Aucune de ces propositions n’a trouvé grâce aux yeux du collectif. D’où le texte que nous examinons aujourd’hui, qui veut imposer, par la loi, les revendications du Collectif contre l’avis des professionnels du secteur.
Je l’ai dit d’emblée : cette proposition de loi nous force à un exercice délicat de commémoration. Mais il demeure un texte de loi. Aussi, l’exercice de commémoration ne peut nous exempter de notre travail de législateur.
Tout le monde ici sait que la catastrophe de Furiani est un drame national.
Il s’agit plutôt de savoir si ce drame justifie que l’on contraigne la pratique sportive. Pourquoi interdire de jouer au football le 5 mai ? Peut-on remplir autrement le devoir de mémoire ?
Devons-nous ainsi interdire tous les matches de Coupe d’Europe les 6 février, en commémoration du crash aérien de
Munich, le 6 février 1958, au cours duquel la moitié de l’équipe de Manchester United a trouvé la mort ?
Devons-nous interdire tous les matches de Coupe d’Europe les 29 mai, en commémoration du drame du Heysel, survenu le 29 mai 1985 ? 39 personnes avaient trouvé la mort dans l’effondrement d’une tribune.
Nous devons poser ces questions sans céder aux sirènes de la culpabilité.
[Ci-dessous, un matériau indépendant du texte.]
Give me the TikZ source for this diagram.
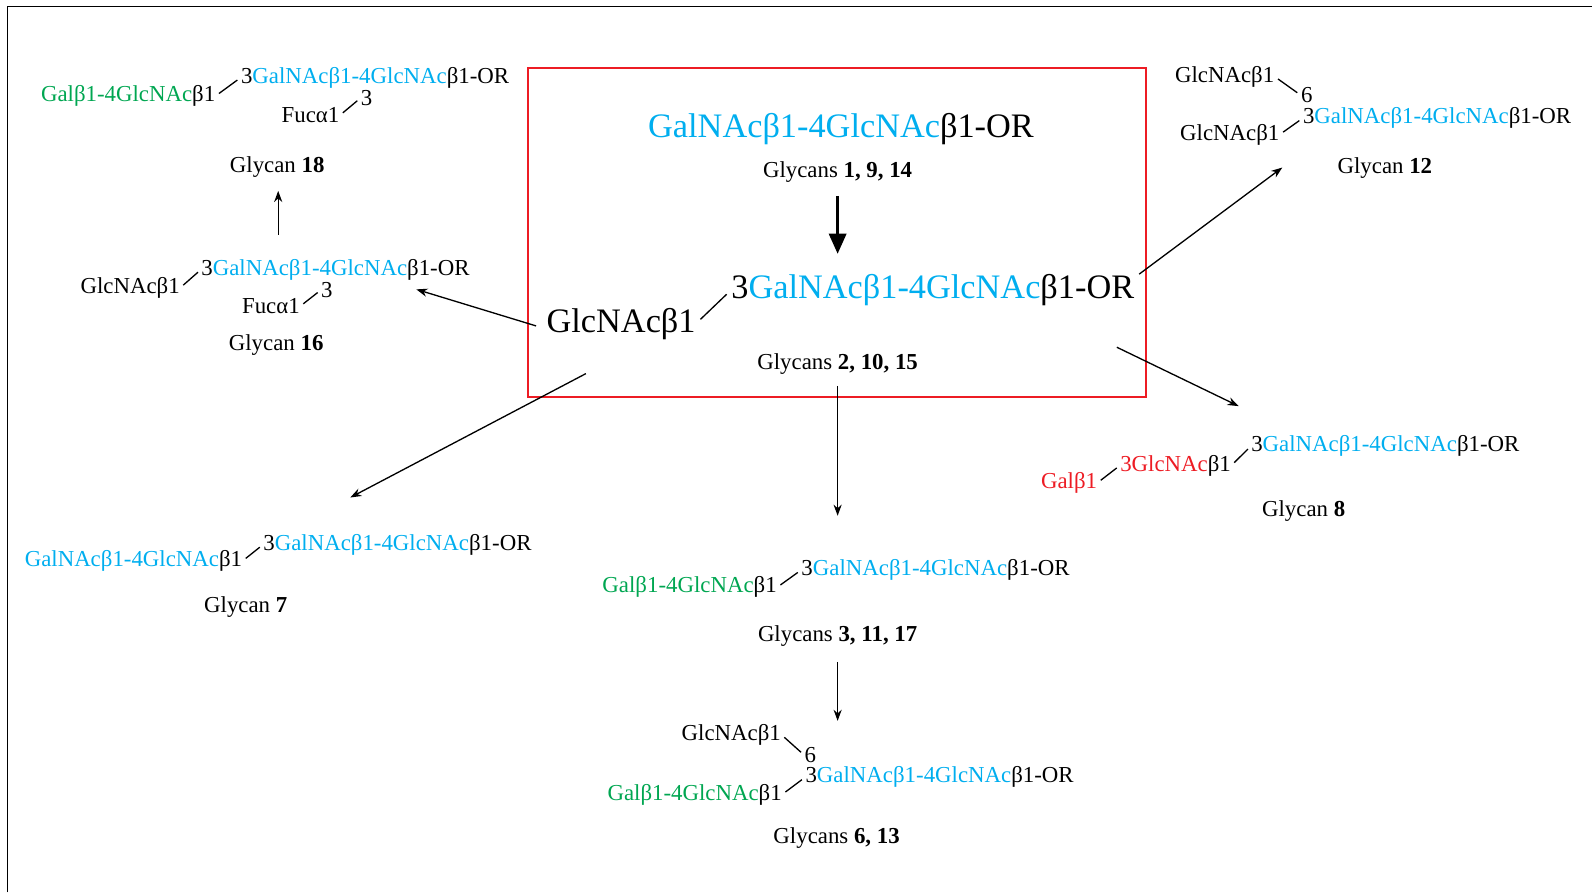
\documentclass[tikz,border=0pt]{standalone}
\usepackage{fontspec}
\setmainfont{Liberation Serif}
\usetikzlibrary{arrows.meta}
\definecolor{glcyan}{RGB}{0,174,239}
\definecolor{glgreen}{RGB}{0,166,81}
\definecolor{glred}{RGB}{237,28,36}
\newcommand{\cyn}[1]{\textcolor{glcyan}{#1}}
\newcommand{\grn}[1]{\textcolor{glgreen}{#1}}
\newcommand{\rdn}[1]{\textcolor{glred}{#1}}
\newcommand{\glcore}{3\cyn{GalNAcβ1-4GlcNAc}β1-OR}
\tikzset{
sugar/.style={inner sep=0pt, anchor=base west, font=\fontsize{11.25}{13}\selectfont},
bigsugar/.style={sugar, font=\fontsize{16.9}{20}\selectfont},
glabel/.style={inner sep=0pt, anchor=base, font=\fontsize{11.25}{13}\selectfont},
link/.style={line width=0.65pt, shorten <=2pt, shorten >=2pt},
arrow/.style={line width=0.65pt, -{Stealth[length=5.5pt,width=4pt]}},
bigarrow/.style={line width=1.5pt, -{Triangle[length=10pt,width=8.5pt]}},
redbox/.style={draw=glred, line width=0.8pt}
      }

\begin{document}
\begin{tikzpicture}[x=0.5pt,y=-0.5pt]
                \useasboundingbox (0,0) rectangle (1568,879);
                \draw[line width=0.5pt] (7,879) -- (7,6) -- (1568,6);
                % acceptor and first product
                \draw[redbox] (520,67) rectangle (1129,391);
                \node[bigsugar] (acc) at (638,135) {\cyn{GalNAcβ1-4GlcNAc}β1-OR};
                \node[glabel] (acclab) at (825,175) {Glycans \textbf{1, 9, 14}};
                \node[bigsugar] (prodarm) at (538,327) {GlcNAcβ1};
                \node[bigsugar] (prod) at (720,294) {\glcore};
                \node[glabel] (prodlab) at (825,364) {Glycans \textbf{2, 10, 15}};
                \draw[link, shorten <=3pt, shorten >=3pt] (prodarm.east) -- (prod.west);
                % glycan 18
                \node[sugar] (g18core) at (237,82) {\glcore};
                \node[sugar] (g18arm) at (40,100) {\grn{Galβ1-4GlcNAc}β1};
                \node[sugar] (g18fuc) at (277,121) {Fucα1};
                \node[sugar] (g18pos) at (355,104) {3};
                \node[glabel] (g18lab) at (273,170) {Glycan \textbf{18}};
                \draw[link] (g18arm.east) -- (g18core.west);
                \draw[link] (g18fuc.east) -- (g18pos.west);
                % glycan 16
                \node[sugar] (g16core) at (198,271) {\glcore};
                \node[sugar] (g16arm) at (79,289) {GlcNAcβ1};
                \node[sugar] (g16fuc) at (238,309) {Fucα1};
                \node[sugar] (g16pos) at (316,293) {3};
                \node[glabel] (g16lab) at (272,345) {Glycan \textbf{16}};
                \draw[link] (g16arm.east) -- (g16core.west);
                \draw[link] (g16fuc.east) -- (g16pos.west);
                % glycan 12
                \node[sugar] (g12a) at (1157,81) {GlcNAcβ1};
                \node[sugar] (g12pos) at (1281,101) {6};
                \node[sugar] (g12core) at (1283,122) {\glcore};
                \node[sugar] (g12b) at (1162,138) {GlcNAcβ1};
                \node[glabel] (g12lab) at (1364,171) {Glycan \textbf{12}};
                \draw[link] (g12a.east) -- (g12pos.west);
                \draw[link] (g12b.east) -- (g12core.west);
                % glycan 8
                \node[sugar] (g8gal) at (1025,481) {\rdn{Galβ1}};
                \node[sugar] (g8glc) at (1103,464) {\rdn{3GlcNAc}β1};
                \node[sugar] (g8core) at (1232,445) {\glcore};
                \node[glabel] (g8lab) at (1284,509) {Glycan \textbf{8}};
                \draw[link] (g8gal.east) -- (g8glc.west);
                \draw[link] (g8glc.east) -- (g8core.west);
                % glycan 7
                \node[sugar] (g7arm) at (24,558) {\cyn{GalNAcβ1-4GlcNAc}β1};
                \node[sugar] (g7core) at (259,542) {\glcore};
                \node[glabel] (g7lab) at (242,603) {Glycan \textbf{7}};
                \draw[link] (g7arm.east) -- (g7core.west);
                % glycans 3, 11, 17
                \node[sugar] (g3arm) at (593,584) {\grn{Galβ1-4GlcNAc}β1};
                \node[sugar] (g3core) at (789,567) {\glcore};
                \node[glabel] (g3lab) at (825,632) {Glycans \textbf{3, 11, 17}};
                \draw[link] (g3arm.east) -- (g3core.west);
                % glycans 6, 13
                \node[sugar] (g6a) at (671,729) {GlcNAcβ1};
                \node[sugar] (g6pos) at (792,751) {6};
                \node[sugar] (g6core) at (793,771) {\glcore};
                \node[sugar] (g6arm) at (598,788) {\grn{Galβ1-4GlcNAc}β1};
                \node[glabel] (g6lab) at (824,831) {Glycans \textbf{6, 13}};
                \draw[link] (g6a.east) -- (g6pos.west);
                \draw[link] (g6arm.east) -- (g6core.west);
                % reaction arrows
                \coordinate (s1) at (825,193);   \coordinate (e1) at (825,250);
                \coordinate (s3) at (825,380);   \coordinate (e3) at (825,508);
                \coordinate (s7) at (577,368);   \coordinate (e7) at (345,490);
                \coordinate (s16) at (528,321);  \coordinate (e16) at (410,285);
                \coordinate (s12) at (1122,270); \coordinate (e12) at (1263,165);
                \coordinate (s8) at (1100,342);  \coordinate (e8) at (1220,400);
                \coordinate (s18) at (274,231);  \coordinate (e18) at (274,188);
                \coordinate (s6) at (825,652);   \coordinate (e6) at (825,710);
                \draw[bigarrow] (s1) -- (e1);
                \draw[arrow] (s3) -- (e3);
                \draw[arrow] (s7) -- (e7);
                \draw[arrow] (s16) -- (e16);
                \draw[arrow] (s12) -- (e12);
                \draw[arrow] (s8) -- (e8);
                \draw[arrow] (s18) -- (e18);
                \draw[arrow] (s6) -- (e6);
            \end{tikzpicture}
\end{document}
La pratique du football ne fera jamais insulte à la mémoire des supporteurs. Le joueur de foot que je suis, sait très bien que ce sport place le respect au centre du jeu.
Je me range donc du côté de la Fédération Française de Football et de la Ligue nationale Professionnelle, qui considèrent qu’on commémorera mieux le drame de Furiani en jouant au football, plutôt qu’en empêchant le sport.
Par contre, je soutiens le principe d’une minute de silence, moment fort de recueillement en début de match. En supprimant la date du 5 mai des compétitions, on pourrait oublier l’événement ; en marquant une minute de silence, on le commémore. Notre Groupe votera majoritairement contre ce texte.